Jesus does not invent the image of a yoke; the question he is answering is whose yoke you bear. The crowds already carry one: the Torah, the very yoke Sirach’s Wisdom promised would bring rest. In the hands of its teachers, that promise has gone unfulfilled. Jesus offers himself as its replacement, the Wisdom Torah pointed toward, now embodied, delivering the rest that the Torah promised but could not itself provide.
Those who have followed Jesus for many years will know this to be true. Yes, Jesus calls us to take up our cross and follow him, but when we do, often to our great surprise, we discover that his yoke is easy and his burden light. In him, we find true ἀνάπαυσις.
What You Hear and See (11:2–6)
John the Baptist is in prison. He has already declared Jesus as the one who is to come — he is the voice crying in the wilderness, the forerunner of the Lord. Yet, from his cell, he sends word to Jesus:
“Are you the one who is to come, or shall we look for another?” (Matt. 11:3, ESV).
It’s a surprising question. But it makes sense when you consider what John is facing. He paid a heavy price for his declaration. He’s in prison, and the man he believed was coming hasn’t set him free. The rumors about Jesus don’t match what John expected the Messiah to be doing. John’s doubt isn’t unreasonable — it stems from a real encounter with a world that doesn’t yet look the way he thought it would.
We understand that feeling. We’ve all asked some version of John’s question — maybe not aloud, but quietly during those times when we pray, work, wait, and heaven feels silent, when the world is broken, and God doesn’t seem to be fixing it on our timeline.
Jesus could have responded to John with a theological argument — a system that explains why things are the way they are. He could have made sweeping claims about what God is doing behind the scenes of history. He did neither. Instead, he said:
“Go and tell John what you hear and see: the blind receive their sight and the lame walk, lepers are cleansed and the deaf hear, and the dead are raised up, and the poor have good news preached to them” (11:4–5).
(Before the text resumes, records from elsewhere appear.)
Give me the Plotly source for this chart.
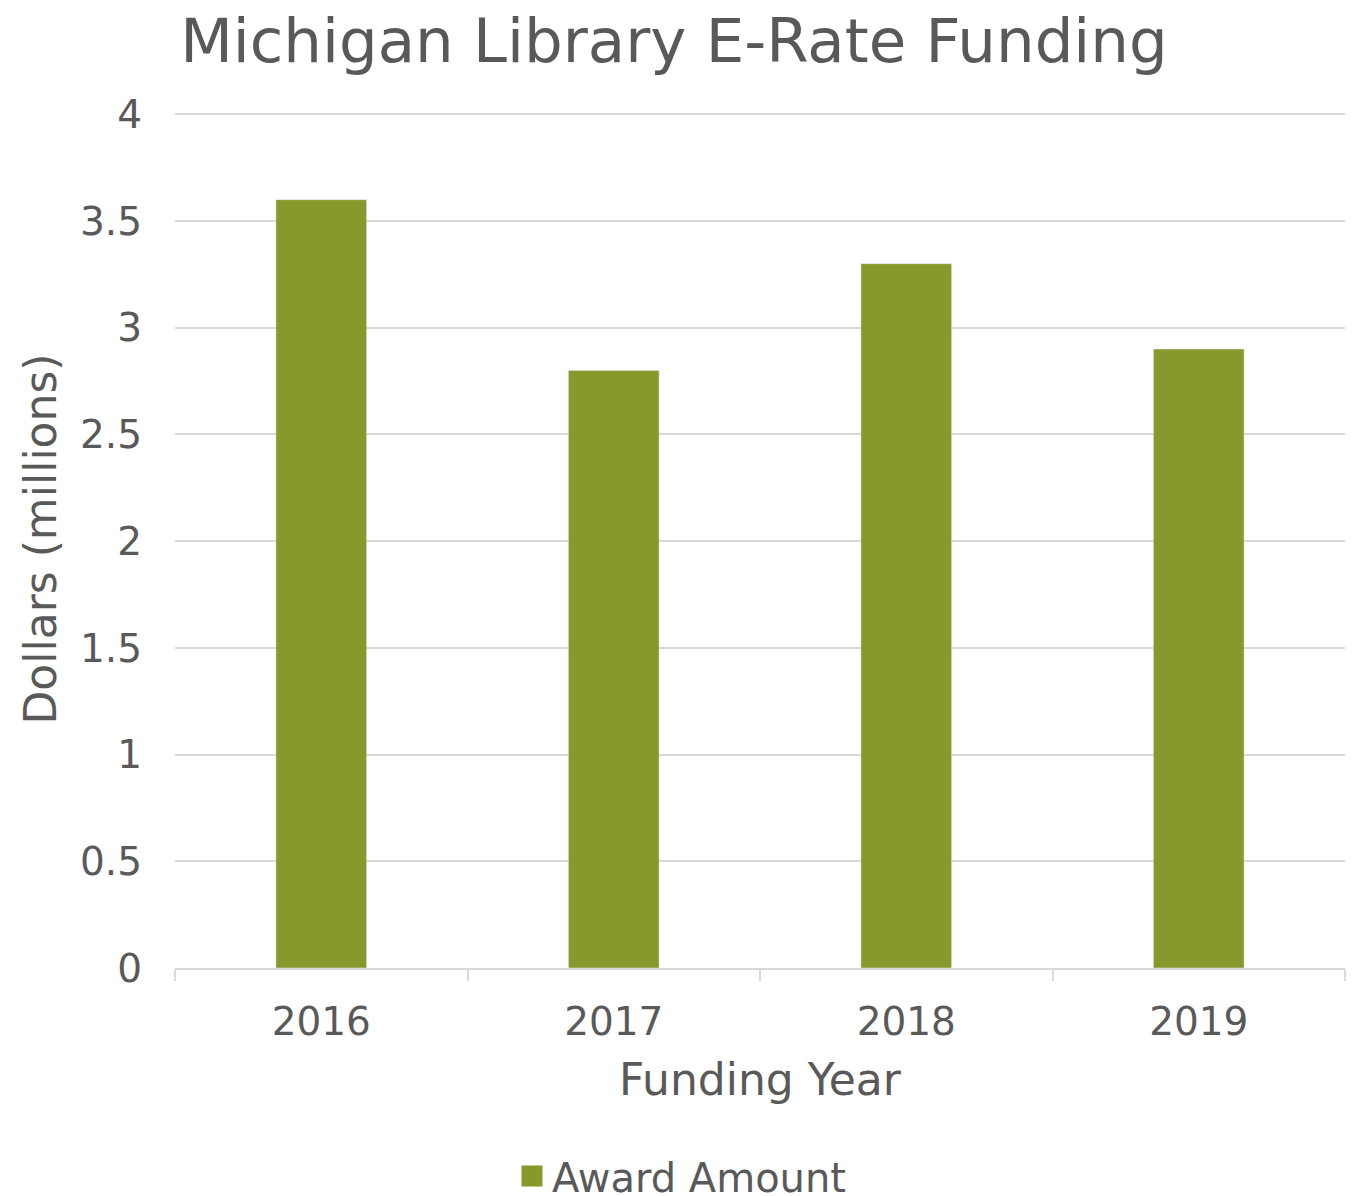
import plotly.graph_objects as go

# Michigan library E-Rate awards, millions of dollars
years = ['2016', '2017', '2018', '2019']
award_amount = [3.6, 2.8, 3.3, 2.9]

bar_color = '#859a2b'
text_color = '#595959'
grid_color = '#d9d9d9'
font_family = 'DejaVu Sans, Verdana, sans-serif'

fig = go.Figure()

fig.add_trace(go.Bar(
    x=years,
    y=award_amount,
    name='Award Amount',
    marker_color=bar_color,
    showlegend=False
))

# legend-only entry so the swatch is a larger square
fig.add_trace(go.Scatter(
    x=[None],
    y=[None],
    mode='markers',
    name='Award Amount',
    marker=dict(symbol='square', size=16, color=bar_color,
                line=dict(width=5, color=bar_color)),
    showlegend=True
))

# page body adds an 8px offset, so margins are shifted to compensate
fig.update_layout(
    width=1363,
    height=1196,
    paper_bgcolor='white',
    plot_bgcolor='white',
    font=dict(family=font_family, color=text_color, size=39),
    title=dict(
        text='Michigan Library E-Rate Funding',
        x=0.4886, xanchor='center',
        y=0.973, yanchor='middle',
        font=dict(size=61, color=text_color)
    ),
    margin=dict(l=167, r=26, t=102, b=236),
    bargap=0.69,
    showlegend=True,
    legend=dict(
        orientation='h',
        xref='container', yref='container',
        x=0.4945, xanchor='center',
        y=0.0235, yanchor='middle',
        font=dict(size=40, color=text_color)
    ),
    xaxis=dict(
        title=dict(text='Funding Year', font=dict(size=44), standoff=21),
        automargin=False,
        showline=True,
        linecolor=grid_color,
        linewidth=2,
        ticks='outside',
        tickson='boundaries',
        ticklen=11,
        tickwidth=2,
        tickcolor=grid_color,
        tickfont=dict(size=39),
        ticklabelstandoff=18,
    ),
    yaxis=dict(
        title=dict(text='Dollars (millions)', font=dict(size=44), standoff=9),
        automargin=False,
        range=[0, 4.02],
        tickvals=[0, 0.5, 1, 1.5, 2, 2.5, 3, 3.5, 4],
        showgrid=True,
        gridcolor=grid_color,
        gridwidth=2,
        zeroline=False,
        tickfont=dict(size=39),
        ticks='',
        ticklabelstandoff=32,
    )
)

fig.write_html("out.html")
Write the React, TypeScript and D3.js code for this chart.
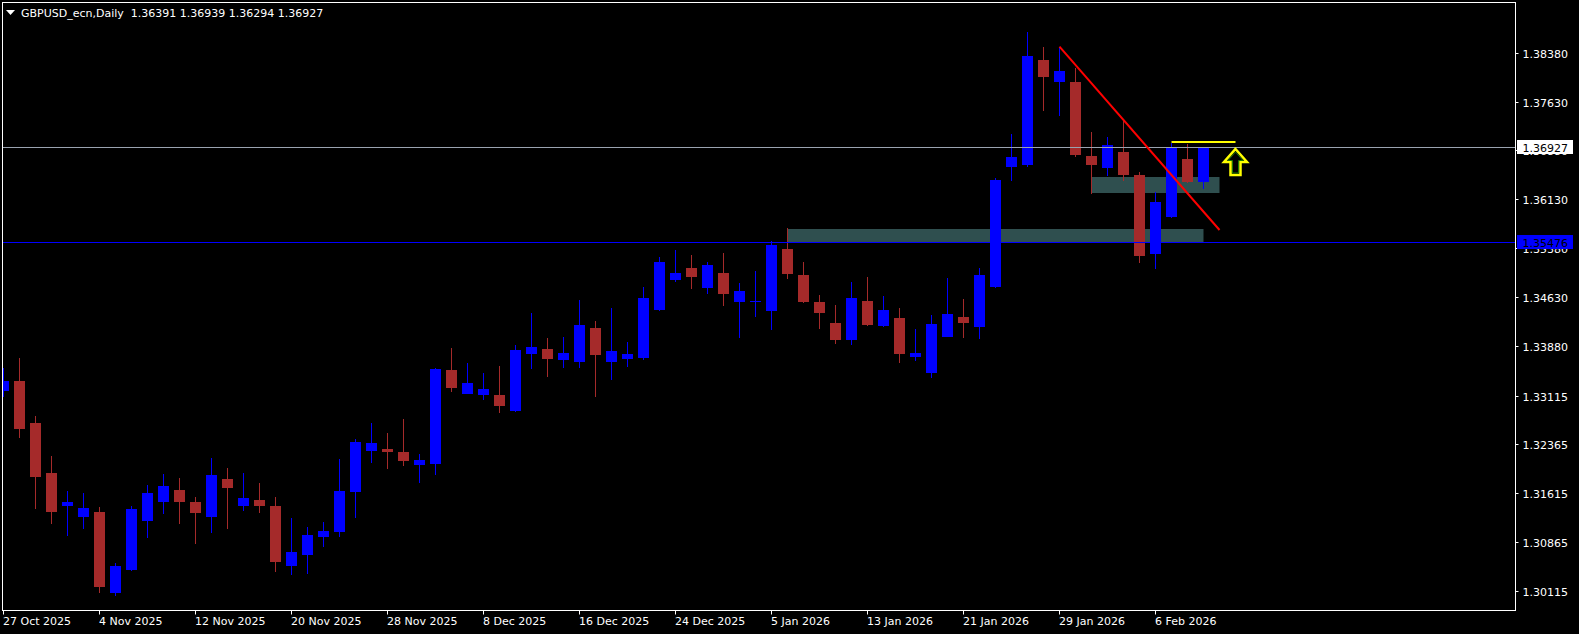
import React, { useEffect } from "react";
import * as d3 from "d3";

const dates = [
  "2025-10-27","2025-10-28","2025-10-29","2025-10-30","2025-10-31","2025-11-03","2025-11-04","2025-11-05","2025-11-06","2025-11-07",
  "2025-11-10","2025-11-11","2025-11-12","2025-11-13","2025-11-14","2025-11-17","2025-11-18","2025-11-19","2025-11-20","2025-11-21",
  "2025-11-24","2025-11-25","2025-11-26","2025-11-27","2025-11-28","2025-12-01","2025-12-02","2025-12-03","2025-12-04","2025-12-05",
  "2025-12-08","2025-12-09","2025-12-10","2025-12-11","2025-12-12","2025-12-15","2025-12-16","2025-12-17","2025-12-18","2025-12-19",
  "2025-12-22","2025-12-23","2025-12-24","2025-12-26","2025-12-29","2025-12-30","2025-12-31","2026-01-02","2026-01-05","2026-01-06",
  "2026-01-07","2026-01-08","2026-01-09","2026-01-12","2026-01-13","2026-01-14","2026-01-15","2026-01-16","2026-01-19","2026-01-20",
  "2026-01-21","2026-01-22","2026-01-23","2026-01-26","2026-01-27","2026-01-28","2026-01-29","2026-01-30","2026-02-02","2026-02-03",
  "2026-02-04","2026-02-05","2026-02-06","2026-02-09","2026-02-10","2026-02-11",
];

const opens = [
  1.33186,1.33339,1.32694,1.31927,1.31425,1.31256,1.31328,1.30084,1.30442,1.31190,
  1.31486,1.31670,1.31482,1.31256,1.31835,1.31425,1.31512,1.31420,1.30503,1.30672,
  1.30949,1.31025,1.31640,1.32269,1.32295,1.32249,1.32054,1.32070,1.33508,1.33144,
  1.33124,1.33124,1.32879,1.33758,1.33831,1.33666,1.33636,1.34153,1.33636,1.33682,
  1.33697,1.34434,1.34895,1.35074,1.34772,1.34998,1.34557,1.34565,1.34419,1.35366,
  1.34967,1.34552,1.34230,1.33973,1.34568,1.34188,1.34307,1.33712,1.33467,1.34019,
  1.34322,1.34173,1.34787,1.36630,1.36660,1.38268,1.37935,1.37930,1.36794,1.36614,
  1.36855,1.36507,1.35294,1.35862,1.36753,1.36391,
];
const highs = [
  1.33544,1.33692,1.32802,1.32188,1.31650,1.31620,1.31409,1.30545,1.31420,1.31747,
  1.31911,1.31850,1.31558,1.32157,1.32003,1.31927,1.31773,1.31558,1.31240,1.31098,
  1.31174,1.32142,1.32449,1.32694,1.32541,1.32756,1.32218,1.33539,1.33846,1.33616,
  1.33462,1.33570,1.33892,1.34383,1.33999,1.34015,1.34583,1.34261,1.34460,1.33938,
  1.34783,1.35243,1.35351,1.35274,1.35166,1.35305,1.34844,1.35028,1.35489,1.35688,
  1.35166,1.34660,1.34506,1.34859,1.34936,1.34644,1.34460,1.34138,1.34353,1.34921,
  1.34598,1.35074,1.36456,1.37132,1.38698,1.38468,1.38472,1.38145,1.37162,1.37086,
  1.37347,1.36553,1.36246,1.36998,1.36983,1.36939,
];
const lows = [
  1.33094,1.32469,1.31379,1.31148,1.30964,1.31072,1.30089,1.30043,1.30427,1.30933,
  1.31302,1.31148,1.30841,1.31001,1.31072,1.31348,1.31317,1.30411,1.30365,1.30381,
  1.30795,1.30949,1.31240,1.32085,1.31993,1.32039,1.31778,1.31901,1.33175,1.33140,
  1.33052,1.32853,1.32863,1.33524,1.33401,1.33544,1.33544,1.33098,1.33359,1.33559,
  1.33666,1.34414,1.34864,1.34757,1.34680,1.34496,1.34004,1.34327,1.34127,1.34910,
  1.34537,1.34142,1.33912,1.33897,1.34188,1.34173,1.33620,1.33651,1.33390,1.34015,
  1.34004,1.33989,1.34767,1.36415,1.36630,1.37490,1.37413,1.36783,1.36215,1.36492,
  1.36415,1.35156,1.35064,1.35847,1.36384,1.36294,
];
const closes = [
  1.33339,1.32607,1.31870,1.31333,1.31482,1.31389,1.30181,1.30499,1.31374,1.31620,
  1.31732,1.31486,1.31317,1.31896,1.31701,1.31543,1.31425,1.30565,1.30714,1.30975,
  1.31036,1.31650,1.32403,1.32387,1.32254,1.32116,1.32126,1.33524,1.33236,1.33309,
  1.33216,1.32960,1.33815,1.33861,1.33682,1.33769,1.34199,1.33743,1.33800,1.33754,
  1.34614,1.35166,1.34998,1.34941,1.35120,1.34680,1.34721,1.34570,1.35427,1.34987,
  1.34557,1.34388,1.33973,1.34614,1.34204,1.34429,1.33758,1.33769,1.34214,1.34368,
  1.34234,1.34967,1.36425,1.36779,1.38329,1.38012,1.38099,1.36814,1.36660,1.36963,
  1.36507,1.35263,1.36092,1.36937,1.36399,1.36927,
];

const priceTicks = [1.3838, 1.3763, 1.3688, 1.3613, 1.3538, 1.3463, 1.3388, 1.33115, 1.32365, 1.31615, 1.30865, 1.30115];
const headerSymbol = "GBPUSD_ecn,Daily";
const headerValues = ["1.36391", "1.36939", "1.36294", "1.36927"];

const bidPrice = 1.36927;
const levelPrice = 1.35476;

const zoneStartIdx = [49, 68];
const zoneEndIdx = [75, 76];
const zoneTop = [1.35673, 1.36472];
const zoneBottom = [1.35476, 1.3623];

const trendIdx = [66, 76];
const trendPrice = [1.38472, 1.35658];

const resistIdx = [73, 77];
const resistPrice = 1.37014;

const arrowIdx = 77;
const arrowPrice = 1.369;

const BULL = "#0000FF";
const BEAR = "#A52A2A";
const FONT = "'DejaVu Sans', Tahoma, sans-serif";

export default function App() {
  useEffect(() => {
    document.body.style.margin = "0";
    document.body.style.background = "#000";
  }, []);

  const W = 1579;
  const H = 634;
  const left = 2.5, top = 2.5, right = 1515.5, bottom = 610.5;

  const x = d3.scaleLinear().domain([0, 75]).range([3.5, 1203.5]);
  const y = d3.scaleLinear().domain([1.30115, 1.3838]).range([591, 52.7]);

  const parse = d3.timeParse("%Y-%m-%d");
  const fmt = d3.timeFormat("%-d %b %Y");
  const fmtP = (v: number) => v.toFixed(5);

  const bars = dates.map((d, i) => ({ i, d, o: opens[i], h: highs[i], l: lows[i], c: closes[i] }));
  const dateTicks = bars.filter((b) => b.i % 6 === 0);

  const ax = x(arrowIdx);
  const ay = Math.round(y(arrowPrice));
  const arrowPts = [
    [ax, ay], [ax + 11.5, ay + 13], [ax + 5, ay + 13], [ax + 5, ay + 26],
    [ax - 5, ay + 26], [ax - 5, ay + 13], [ax - 11.5, ay + 13],
  ];
  const arrowInner = [
    [ax, ay + 3], [ax + 7.5, ay + 11.5], [ax + 3, ay + 11.5], [ax + 3, ay + 24],
    [ax - 3, ay + 24], [ax - 3, ay + 11.5], [ax - 7.5, ay + 11.5],
  ];

  const bidY = Math.round(y(bidPrice));
  const levelY = Math.round(y(levelPrice));

  return (
    <svg width={W} height={H} style={{ position: "absolute", left: 0, top: 0, background: "#000" }}>
      <defs>
        <clipPath id="plot">
          <rect x={3} y={3} width={1512} height={607} />
        </clipPath>
      </defs>
      <rect x={0} y={0} width={W} height={H} fill="#000" />

      <g clipPath="url(#plot)">
        {zoneStartIdx.map((s, k) => {
          const y0 = Math.round(y(zoneTop[k]));
          const y1 = Math.round(y(zoneBottom[k]));
          return (
            <rect key={"z" + k} x={x(s)} y={y0} width={x(zoneEndIdx[k]) - x(s)} height={y1 - y0} fill="#2F4F4F" />
          );
        })}

        {bars.map((b) => {
          const cx = x(b.i);
          const col = b.c >= b.o ? BULL : BEAR;
          const yh = Math.round(y(b.h));
          const yl = Math.round(y(b.l));
          const yt = Math.round(y(Math.max(b.o, b.c)));
          const yb = Math.round(y(Math.min(b.o, b.c)));
          return (
            <g key={b.d}>
              <rect x={cx - 0.5} y={yh} width={1} height={Math.max(1, yl - yh)} fill={col} />
              <rect x={cx - 5.5} y={yt} width={11} height={Math.max(1, yb - yt)} fill={col} />
            </g>
          );
        })}

        <line x1={left} x2={right} y1={bidY + 0.5} y2={bidY + 0.5} stroke="#9aa3b0" strokeWidth={1} />
        <line x1={left} x2={right} y1={levelY + 0.5} y2={levelY + 0.5} stroke="#0000FF" strokeWidth={1} />

        <line x1={x(trendIdx[0])} y1={y(trendPrice[0])} x2={x(trendIdx[1])} y2={y(trendPrice[1])} stroke="#FF0000" strokeWidth={2} />
        <line x1={x(resistIdx[0])} x2={x(resistIdx[1])} y1={Math.round(y(resistPrice))} y2={Math.round(y(resistPrice))} stroke="#FFFF00" strokeWidth={2} />

        <polygon points={arrowPts.map((p) => p.join(",")).join(" ")} fill="#000" stroke="#FFFF00" strokeWidth={2.5} strokeLinejoin="miter" />
        <polygon points={arrowInner.map((p) => p.join(",")).join(" ")} fill="none" stroke="#1a7a00" strokeWidth={1} />
      </g>

      <rect x={left} y={top} width={right - left} height={bottom - top} fill="none" stroke="#FFFFFF" strokeWidth={1} />

      <path d="M6,10 L15,10 L10.5,15 Z" fill="#FFFFFF" />
      <text x={21} y={17} fill="#FFFFFF" fontFamily={FONT} fontSize={11} style={{ whiteSpace: "pre" }} xmlSpace="preserve">
        {headerSymbol + "  " + headerValues.join(" ")}
      </text>

      {priceTicks.map((p) => {
        const ty = Math.round(y(p));
        return (
          <g key={p}>
            <line x1={right} x2={right + 3} y1={ty + 0.5} y2={ty + 0.5} stroke="#FFFFFF" />
            <text x={1522.5} y={ty + 4.5} fill="#FFFFFF" fontFamily={FONT} fontSize={11}>{fmtP(p)}</text>
          </g>
        );
      })}

      <rect x={1517} y={bidY - 7} width={56} height={14} fill="#FFFFFF" />
      <text x={1522.5} y={bidY + 4.5} fill="#000000" fontFamily={FONT} fontSize={11}>{fmtP(bidPrice)}</text>
      <rect x={1517} y={levelY - 7} width={56} height={14} fill="#0000FF" />
      <text x={1522.5} y={levelY + 4.5} fill="#000000" fontFamily={FONT} fontSize={11}>{fmtP(levelPrice)}</text>

      {dateTicks.map((b) => {
        const tx = x(b.i);
        return (
          <g key={"t" + b.i}>
            <line x1={tx} x2={tx} y1={bottom} y2={bottom + 4} stroke="#FFFFFF" />
            <text x={tx - 0.5} y={625} fill="#FFFFFF" fontFamily={FONT} fontSize={11}>{fmt(parse(b.d) as Date)}</text>
          </g>
        );
      })}
    </svg>
  );
}
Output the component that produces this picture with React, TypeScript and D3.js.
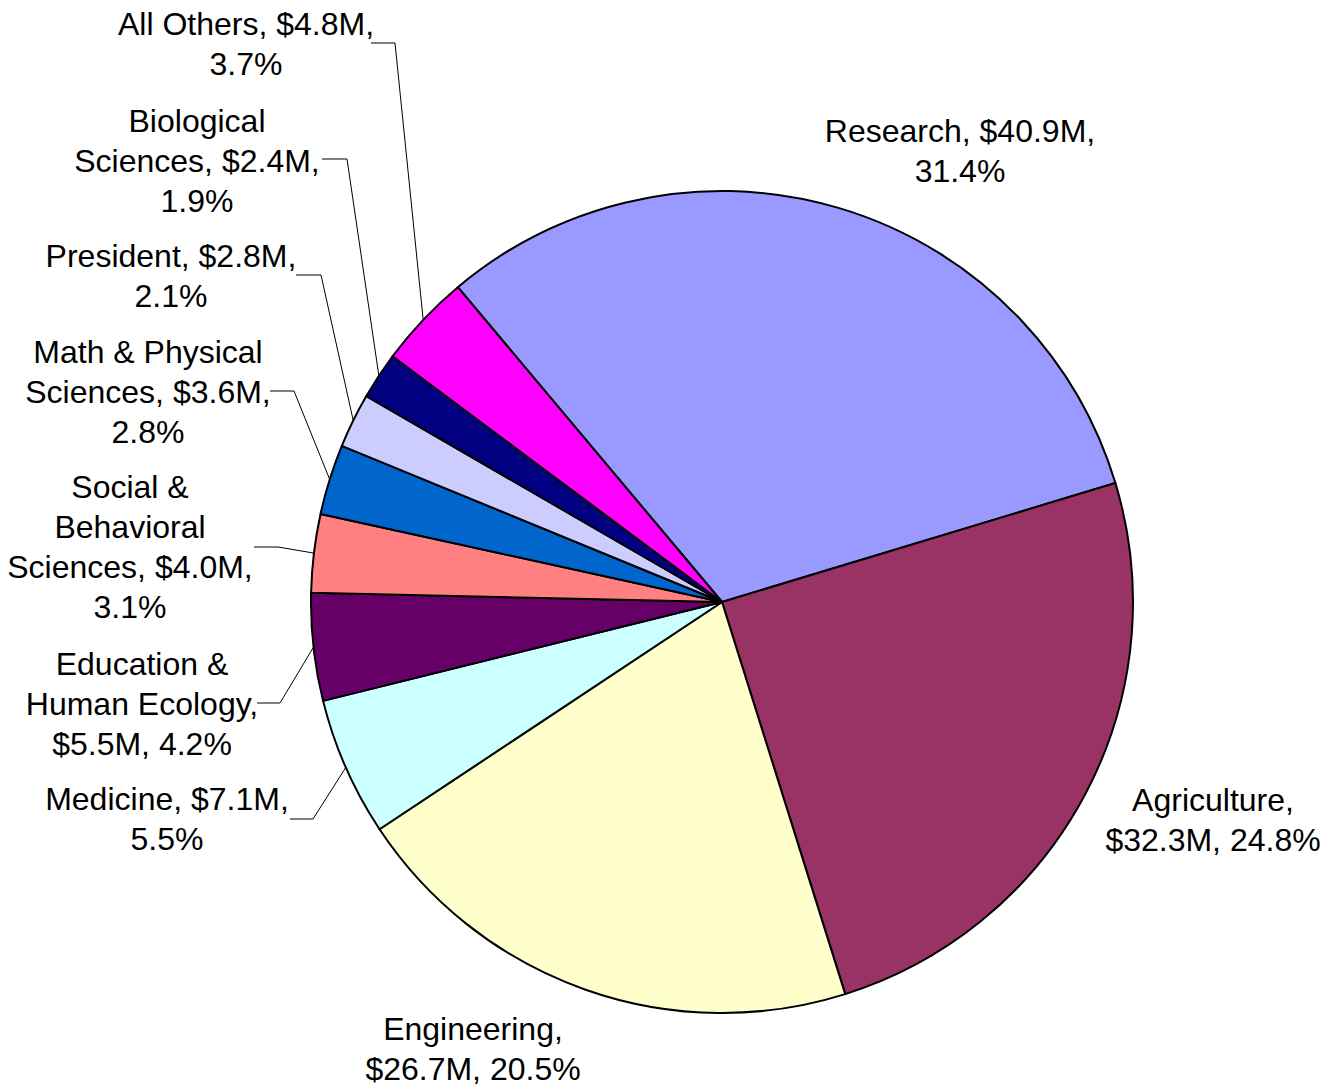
import React from 'react';
import * as d3 from 'd3';

const categories = [
  'Research',
  'Agriculture',
  'Engineering',
  'Medicine',
  'Education & Human Ecology',
  'Social & Behavioral Sciences',
  'Math & Physical Sciences',
  'President',
  'Biological Sciences',
  'All Others',
];
const amounts = [40.9, 32.3, 26.7, 7.1, 5.5, 4.0, 3.6, 2.8, 2.4, 4.8];
const percents = [31.4, 24.8, 20.5, 5.5, 4.2, 3.1, 2.8, 2.1, 1.9, 3.7];
const colors = [
  '#9999FF',
  '#993366',
  '#FFFFCC',
  '#CCFFFF',
  '#660066',
  '#FF8080',
  '#0066CC',
  '#CCCCFF',
  '#000080',
  '#FF00FF',
];

// how many words go on each line of a label
const lineWords = [
  [2, 1],
  [1, 2],
  [1, 2],
  [2, 1],
  [2, 2, 2],
  [2, 1, 2, 1],
  [3, 2, 1],
  [2, 1],
  [1, 2, 1],
  [3, 1],
];

// label placement: centre x, first baseline y
const labelPos = [
  [960, 142],
  [1213, 811],
  [473, 1040],
  [167, 810],
  [142, 675],
  [130, 498],
  [148, 363],
  [171, 267],
  [197, 132],
  [246, 35],
];

// leader lines: start x, y, elbow x (null = no leader)
const leaders: (number[] | null)[] = [
  null,
  null,
  null,
  [290, 819, 313],
  [257, 703, 280],
  [254, 547, 278],
  [270, 391, 294],
  [296, 275, 321],
  [322, 159, 347],
  [371, 43, 395],
];

const width = 1334;
const height = 1091;
const cx = 722;
const cy = 602;
const radius = 411;

const splitLines = (text: string, counts: number[]) => {
  const words = text.split(' ');
  const out: string[] = [];
  let k = 0;
  counts.forEach((n) => {
    out.push(words.slice(k, k + n).join(' '));
    k += n;
  });
  return out;
};

const App = () => {
  const data = categories.map((c, i) => ({ c, v: amounts[i], p: percents[i], i }));
  const pie = d3
    .pie<any>()
    .sort(null)
    .value((d) => d.v)
    .startAngle((-40 * Math.PI) / 180)
    .endAngle((320 * Math.PI) / 180);
  const arcs = pie(data);
  const arc = d3.arc<any>().innerRadius(0).outerRadius(radius);

  return (
    <svg
      width={width}
      height={height}
      style={{ position: 'absolute', left: 0, top: 0, background: '#fff' }}
    >
      <g transform={`translate(${cx},${cy})`}>
        {arcs.map((a) => (
          <path
            key={a.data.c}
            d={arc(a) || ''}
            fill={colors[a.data.i]}
            stroke="#000"
            strokeWidth={2}
            strokeLinejoin="round"
          />
        ))}
      </g>
      {arcs.map((a) => {
        const l = leaders[a.data.i];
        if (!l) return null;
        const mid = (a.startAngle + a.endAngle) / 2;
        const ex = cx + radius * Math.sin(mid);
        const ey = cy - radius * Math.cos(mid);
        return (
          <polyline
            key={'l' + a.data.c}
            points={`${l[0]},${l[1]} ${l[2]},${l[1]} ${ex},${ey}`}
            fill="none"
            stroke="#000"
            strokeWidth={1}
          />
        );
      })}
      {arcs.map((a) => {
        const i = a.data.i;
        const text = `${a.data.c}, $${a.data.v.toFixed(1)}M, ${a.data.p.toFixed(1)}%`;
        const lines = splitLines(text, lineWords[i]);
        const [x, y] = labelPos[i];
        return (
          <text
            key={'t' + a.data.c}
            x={x}
            y={y}
            textAnchor="middle"
            fontFamily="'Liberation Sans', Arial, sans-serif"
            fontSize={32}
            fill="#000"
          >
            {lines.map((s, j) => (
              <tspan key={j} x={x} dy={j === 0 ? 0 : 40}>
                {s}
              </tspan>
            ))}
          </text>
        );
      })}
    </svg>
  );
};

export default App;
Jesus is referencing two Isaianic texts here. The healings reflect Isa 35:5–6, which is an end-of-exile passage that describes God returning to his people and restoring what is broken.
“Then the eyes of the blind shall be opened, and the ears of the deaf unstopped; then shall the lame man leap like a deer, and the tongue of the mute sing for joy” (Isa. 35:5–6).
The final item on Jesus’s list (“The poor have good news preached to them”) draws on a Second Isaiah passage.
“The Spirit of the Lord GOD is upon me, because the LORD has anointed me to bring good news to the poor” (Isa. 61:1).
The word Matthew uses here — the word we translate as “preaching good news” — is the very word from which we get “gospel.” Jesus isn’t pointing John to a theory. He is pointing him to the kingdom, which is already at work and already breaking in, even if it hasn’t fully arrived.
When people asked the theologian and missionary Lesslie Newbigin whether he was an optimist or a pessimist about the world, he would reply, “I am neither an optimist nor a pessimist. Jesus Christ is risen from the dead.” That is the posture Jesus invites John into, and he invites us into it as well. This posture is not a theological system, nor is it guesswork. It is rather an invitation to encounter what God has done and is doing in the world, and thus to know that the kingdom of God is coming, even when it doesn’t seem like it.



I envision the yoke used for oxen it is a 2 oxen yoke. Usually one oxen is the experienced leader, older, stronger and wiser. The other is me still learning and inexperienced. The wiser one guides me and protects me. His burden is light!